Indestructible Still lifes (period-1 oscillators)
Still lifes are easy to construct in the “Single Rotation” rule: construct a pattern that have 2 or more alive cells in every block, regardless of the subdivision phase.
Interestingly, such patterns are indestructible: no interaction could ever change them. Since the rule is time-reversible, indestructibility leads to inconstructibility: such patterns could never arise during interaction.
Static lifes can be used to construct impenetrable walls, enclosing parts of the field. When a spaceship collides with such indestructible object, it gets “smashed” into a cloud of chaotically moving cells that are orbiting the obstacle's indestructible core, but then this cloud inevitably produces another spaceship. See example:
In this experiment, lightest orthogonal spaceship collides with a static life and “bounces” from it. It is not a coincidence, there is a general property that can be formulated as a theorem, similar to the previous one:
Theorem:Note that the kind of the spaceship can change during the interaction (in the animation above it does not change though). There is one difference with a previous theorem regarding the single-cell collision: position of the single cell can change, but position of the still life would be exactly the same.
In the “Single Rotation” cellular automaton, collision of a lightest spaceship with a static life always produces another lightest spaceship and the same static life.
There are several other theorems about the “Single Rotation” universe.
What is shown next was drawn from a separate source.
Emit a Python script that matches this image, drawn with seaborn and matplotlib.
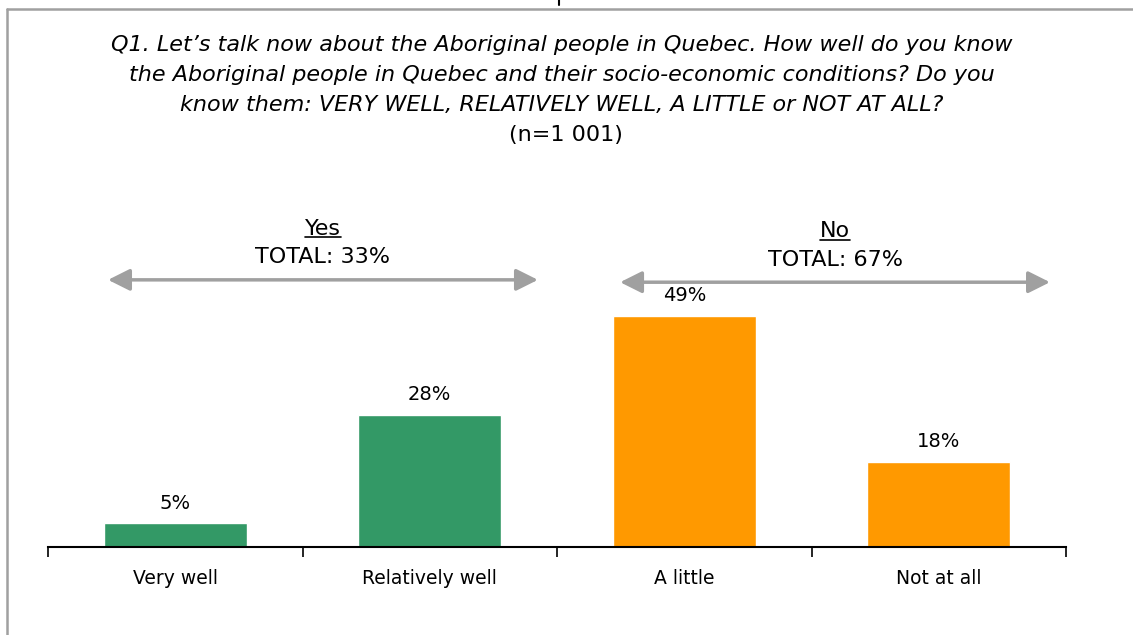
import matplotlib
matplotlib.use("Agg")
import matplotlib.pyplot as plt
from matplotlib.lines import Line2D
import seaborn as sns
import pandas as pd

categories = ["Very well", "Relatively well", "A little", "Not at all"]
values = [5, 28, 49, 18]
groups = ["Yes", "Yes", "No", "No"]
group_totals = {"Yes": 33, "No": 67}

title_lines = [
    "Q1. Let’s talk now about the Aboriginal people in Quebec. How well do you know",
    "the Aboriginal people in Quebec and their socio-economic conditions? Do you",
    "know them: VERY WELL, RELATIVELY WELL, A LITTLE or NOT AT ALL?",
]
subtitle = "(n=1 001)"

GREEN = "#339966"
ORANGE = "#FF9900"
GRAY = "#A0A0A0"

sns.set_theme(style="white")
plt.rcParams["font.family"] = ["DejaVu Sans"]

df = pd.DataFrame({"cat": categories, "val": values, "grp": groups})

fig = plt.figure(figsize=(11.33, 6.35), dpi=100)
ax = fig.add_axes([48 / 1133, 88 / 635, (1066 - 48) / 1133, (547 - 169.4) / 635])

sns.barplot(data=df, x="cat", y="val", hue="grp", palette={"Yes": GREEN, "No": ORANGE},
            dodge=False, width=0.56, legend=False, ax=ax, saturation=1)

ax.set_xlim(-0.5, 3.5)
ax.set_ylim(0, 80)
ax.set_xlabel("")
ax.set_ylabel("")
ax.set_yticks([])
for s in ["top", "right", "left"]:
    ax.spines[s].set_visible(False)
ax.spines["bottom"].set_color("black")
ax.spines["bottom"].set_linewidth(1.5)

ax.set_xticks([i - 0.5 for i in range(len(categories) + 1)])
ax.set_xticklabels([""] * (len(categories) + 1))
ax.tick_params(axis="x", which="major", direction="out", length=7, width=1.2, color="black", bottom=True)
ax.set_xticks(range(len(categories)), minor=True)
ax.set_xticklabels(categories, minor=True, fontsize=13.5, color="black")
ax.tick_params(axis="x", which="minor", length=0, pad=16)

for i, v in enumerate(values):
    ax.text(i, v + 2.3, f"{v}%", ha="center", va="bottom", fontsize=14, color="black")

# group arrows and totals
arrow_specs = {"Yes": (-0.264, 1.425, 56.6), "No": (1.748, 3.437, 56.1)}
for g, (x0, x1, y) in arrow_specs.items():
    ax.annotate("", xy=(x0, y), xytext=(x1, y),
                arrowprops=dict(arrowstyle="<|-|>,head_length=1.1,head_width=0.55",
                                color=GRAY, lw=2.5, shrinkA=0, shrinkB=0))
    xc = (x0 + x1) / 2
    ax.text(xc, y + 4.8, f"TOTAL: {group_totals[g]}%", ha="center", va="center", fontsize=16, color="black")
    t = ax.text(xc, y + 10.8, g, ha="center", va="center", fontsize=16, color="black")
    fig.canvas.draw()
    bb = t.get_window_extent().transformed(ax.transData.inverted())
    ax.plot([bb.x0, bb.x1], [bb.y0 + 0.3, bb.y0 + 0.3], color="black", lw=1.2)

# title
ys = [45, 75, 105]
for line, yp in zip(title_lines, ys):
    fig.text(562 / 1133, 1 - yp / 635, line, ha="center", va="center", fontsize=16,
             style="italic", color="black")
fig.text(566 / 1133, 1 - 135 / 635, subtitle, ha="center", va="center", fontsize=16, color="black")

# frame lines
fig.add_artist(Line2D([7 / 1133, 7 / 1133], [0, 1 - 9 / 635], transform=fig.transFigure, color=GRAY, lw=1.8))
fig.add_artist(Line2D([7 / 1133, 1], [1 - 9 / 635, 1 - 9 / 635], transform=fig.transFigure, color=GRAY, lw=1.8))
fig.add_artist(Line2D([558.5 / 1133, 558.5 / 1133], [1, 1 - 5 / 635], transform=fig.transFigure, color="black", lw=1.5))

fig.savefig("out.png", dpi=100)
I'll write about them later. Maybe.
Code and Programs
Animated SVG demo
It does not simply plays the animation, it actually simulates the automaton, and the initial pattern as well as other animation parameters can be specified via URL arguments. See some examples:
- The second fastest orthogonal spaceship, played without intermediate animation steps.
The lightest spaceship “F” (slowest), played quickly without intermediate steps.
You'll need to wait 368 steps to see it translated by 2 cells.
- The fastest orthogonal spaceship “A”. With the same speed settings as the previous one.
- The same, but slower and including intermediate animation steps.
- A rare heavy diagonal 9-cell spaceship.
SVG demo should work in the most of the modern browsers, desktop and mobile.